Of course, the result was devastating. Russian living standards plummetted, far more than other Eastern-Block countries that had liberalized at a more sedate rate. The question is why? After all, theoretically, the western liberal economists, headed by Jeffrey Sachs, were right. Privatization and liberalization do allow for price signals to get to decisionmakers, which in turn allows for a more efficient function of the market and allocation of capital.

What Sachs and co. failed to heed was the speed limit that the Russian economy could adapt to change. Massive change of whatever stripe, even that which would otherwise be positive in the long term, if it occurs too quickly, and on too broad a scale creates enormous upheaval, dislocation and uncertainty in the economy. Things change too quickly for firms and businesses to effectively respond to the new price signals. Mere uncertainty creates an inability for firms to make rational mid to long-term plans, with devastating results on investment, among other things. Moreover, the rate of change makes firms unwilling to respond to the new price signals, wary that they will no longer apply once the necessary capital is invested to meet them. Due to the swift economic shifts, new demands for products and inputs go unmet, and often disappear as firms collapse due to disjointed supply chains, resulting in long-term deadweight losses for the economy.

Privatization emphasizes in its first stages consolidation of the new enterprise, rather than engaging in new business opportunities or expansion into new areas.

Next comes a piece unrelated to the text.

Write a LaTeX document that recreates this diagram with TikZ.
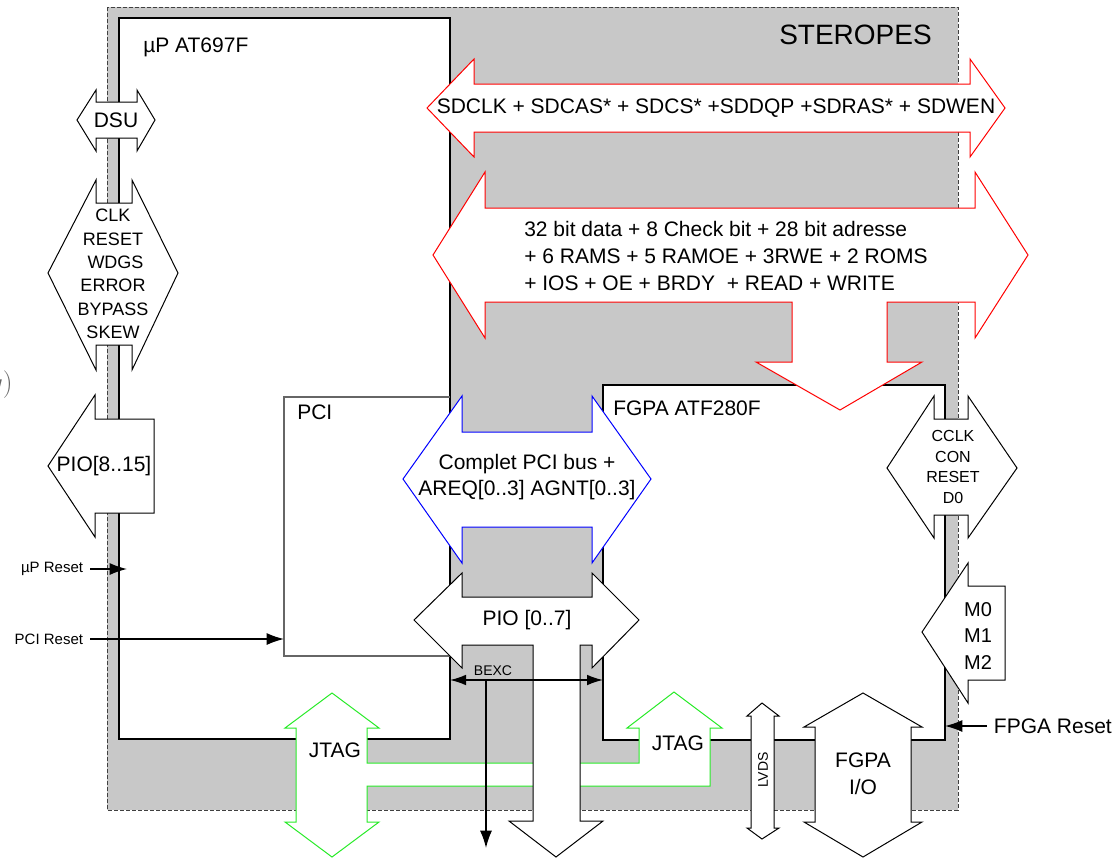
\documentclass[tikz,border=0pt]{standalone}
\usepackage{fontspec}
\setmainfont{Liberation Sans}
\usepackage{tikz}
\usetikzlibrary{arrows.meta,positioning}
\definecolor{boardgray}{RGB}{200,200,200}
\definecolor{busred}{RGB}{255,0,0}
\definecolor{busblue}{RGB}{0,0,255}
\definecolor{busgreen}{RGB}{40,235,40}

\begin{document}
\begin{tikzpicture}[x=0.75pt,y=-0.75pt,
                  board/.style={draw=black!75,fill=boardgray,line width=0.6pt,dash pattern=on 3pt off 1.5pt},
                  chip/.style={draw=black,fill=white,line width=1.4pt},
                  sub/.style={draw=black!60,line width=0.8pt},
                  bus/.style={draw=black,fill=white,line width=0.75pt,line join=miter},
                  rbus/.style={bus,draw=busred},
                  bbus/.style={bus,draw=busblue},
                  gbus/.style={bus,draw=busgreen},
                  sig/.style={-{Latex[length=13pt,width=9pt]},line width=1.1pt},
                  dsig/.style={{Latex[length=12pt,width=8pt]}-{Latex[length=12pt,width=8pt]},line width=1.1pt},
                  tx/.style={font=\fontsize{15.75}{19.9}\selectfont,align=center,inner sep=0pt},
                  tsig/.style={font=\fontsize{13.5}{17.6}\selectfont,align=center,inner sep=0pt},
                  tcfg/.style={font=\fontsize{12}{15.5}\selectfont,align=center,inner sep=0pt},
                  tm/.style={font=\fontsize{15}{20}\selectfont,align=center,inner sep=0pt},
                  tsm/.style={font=\fontsize{11.25}{13}\selectfont,inner xsep=5pt,inner ysep=0pt},
                  ttiny/.style={font=\fontsize{10.5}{12}\selectfont,inner sep=0pt}
                ]
                \useasboundingbox (0,0) rectangle (1117,857);
                \node[anchor=east,text=black!60,inner sep=0pt,font=\fontsize{20}{22}\selectfont] (cut) at (13,385) {$y)$};

                \draw[board] (107,7) rectangle (958,810);
                \node[anchor=east,inner sep=0pt,font=\fontsize{21}{24}\selectfont] (board) at (932,35) {STEROPES};
                \draw[chip] (119,18) rectangle (450,739);
                \node[tx,anchor=west] (cpu) at (143,47) {µP AT697F};
                \draw[chip] (603,385) rectangle (945,740);
                \node[tx,anchor=west] (fpga) at (613,408) {FGPA ATF280F};
                \draw[sub] (450,397) -| (284,656) -- (450,656);
                \node[tx,anchor=west] (pci) at (297,412) {PCI};

                \draw[rbus] (427,108) -- (474,59) -- (474,84) -- (970,84) -- (970,59) -- (1005,108) -- (970,157) -- (970,132) -- (474,132) -- (474,157) -- cycle;
                \node[tx] (sdram) at (716,108) {SDCLK + SDCAS* + SDCS* +SDDQP +SDRAS* + SDWEN};
                \draw[rbus] (433,255) -- (485,172) -- (485,208) -- (975,208) -- (975,172) -- (1028,255) -- (975,338) -- (975,302) -- (887,302) -- (887,362) -- (922,362) -- (840,410) -- (756,362) -- (792,362) -- (792,302) -- (485,302) -- (485,338) -- cycle;
                \node[tx,anchor=west,align=left,font=\fontsize{15.75}{19.9}\selectfont] (mem) at (524,256) {32 bit data + 8 Check bit + 28 bit adresse\\+ 6 RAMS + 5 RAMOE + 3RWE + 2 ROMS\\+ IOS + OE + BRDY \ + READ + WRITE};
                \draw[bbus] (403,479) -- (462,396) -- (462,432) -- (592,432) -- (592,396) -- (651,479) -- (592,563) -- (592,527) -- (462,527) -- (462,563) -- cycle;
                \node[tx] (pcibus) at (527,477) {Complet PCI bus +\\AREQ[0..3] AGNT[0..3]};

                \draw[gbus] (332,693) -- (379,728) -- (367,728) -- (367,763) -- (639,763) -- (639,728) -- (627,728) -- (674,692) -- (722,728) -- (710,728) -- (710,786) -- (367,786) -- (367,822) -- (379,822) -- (332,857) -- (285,822) -- (296,822) -- (296,728) -- (285,728) -- cycle;
                \node[tx] (jtagl) at (335,750) {JTAG};
                \node[tx] (jtagr) at (678,743) {JTAG};

                \draw[bus] (414,620) -- (462,573) -- (462,597) -- (592,597) -- (592,573) -- (639,620) -- (592,668) -- (592,645) -- (580,645) -- (580,821) -- (603,821) -- (556,857) -- (509,821) -- (533,821) -- (533,645) -- (462,645) -- (462,668) -- cycle;
                \node[tx] (pio) at (527,620) {PIO [0..7]};

                \draw[bus] (77,120) -- (96,90) -- (96,102) -- (137,102) -- (137,90) -- (155,120) -- (137,151) -- (137,138) -- (96,138) -- (96,151) -- cycle;
                \node[tx] (dsu) at (116,120) {DSU};
                \draw[bus] (48,273) -- (96,180) -- (96,203) -- (132,203) -- (132,180) -- (178,273) -- (132,370) -- (132,345) -- (96,345) -- (96,370) -- cycle;
                \node[tsig] (ctrl) at (113,274) {CLK\\RESET\\\ WDGS\\ERROR\\BYPASS\\SKEW};
                \draw[bus] (48,466) -- (95,395) -- (95,419) -- (154,419) -- (154,513) -- (95,513) -- (95,537) -- cycle;
                \node[tx] (piohi) at (104,466) {PIO[8..15]};

                \draw[bus] (887,468) -- (934,396) -- (934,419) -- (968,419) -- (968,396) -- (1017,468) -- (968,538) -- (968,515) -- (934,515) -- (934,538) -- cycle;
                \node[tcfg] (cfg) at (953,467) {CCLK\\CON\\RESET\\D0};
                \draw[bus] (922,632) -- (968,563) -- (968,586) -- (1005,586) -- (1005,680) -- (968,680) -- (968,703) -- cycle;
                \node[tm] (mode) at (978,636) {M0\\M1\\M2};
                \draw[bus] (762,703) -- (779,716) -- (774,716) -- (774,828) -- (779,828) -- (762,839) -- (747,828) -- (751,828) -- (751,716) -- (747,716) -- cycle;
                \node[ttiny,rotate=90] (lvds) at (763,770) {LVDS};
                \draw[bus] (863,693) -- (922,727) -- (911,727) -- (911,822) -- (922,822) -- (863,857) -- (804,822) -- (815,822) -- (815,727) -- (804,727) -- cycle;
                \node[tx] (fio) at (863,774) {FGPA\\I/O};

                \node[tsm,anchor=east] (upres) at (90,569) {µP Reset};
                \coordinate (upin) at (127,569);
                \node[tsm,anchor=east] (pcires) at (90,639) {PCI Reset};
                \coordinate (pciin) at (284,639);
                \node[tx,anchor=west,inner xsep=5pt] (fpres) at (987,726) {FPGA Reset};
                \coordinate (fpin) at (945,726);
                \coordinate (bexcl) at (450,680);
                \coordinate (bexcr) at (603,680);
                \coordinate (bexcj) at (486,680);
                \coordinate (bexco) at (486,848);
                \node[ttiny] (bexc) at (493,671) {BEXC};

                \draw[sig] (upres) -- (upin);
                \draw[sig] (pcires) -- (pciin);
                \draw[sig] (fpres) -- (fpin);
                \draw[dsig] (bexcl) -- (bexcr);
                \draw[sig] (bexcj) -- (bexco);
                \end{tikzpicture}
\end{document}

This is particularly true of the sort of privatization Russia embarked on, where the buyers, having obtained businesses at a fraction of their true value through corruption or favouritism, have an even greater interest in consolidating their windfall and paying little attention to new opportunities.

Conservatives have always been skeptical of the impetus for change- the story of Russia's economic reforms illustrates the perils of engaging in change in a sudden and dramatic manner. Even positive change, unless a moral imperative, needs to be taken in a gradual and deliberate manner.


Blogger Andre said...

I understand that Russia is also unique in it's normalization of corruption and what I might call nihilism. A good friend of mine worked two years in Moscow with the Canadian foreign office and I could scarce believe his descriptions of daily life. How can capitalism work in a society where law enforcement does not get paid but simply extorts money from law breakers and people accept it?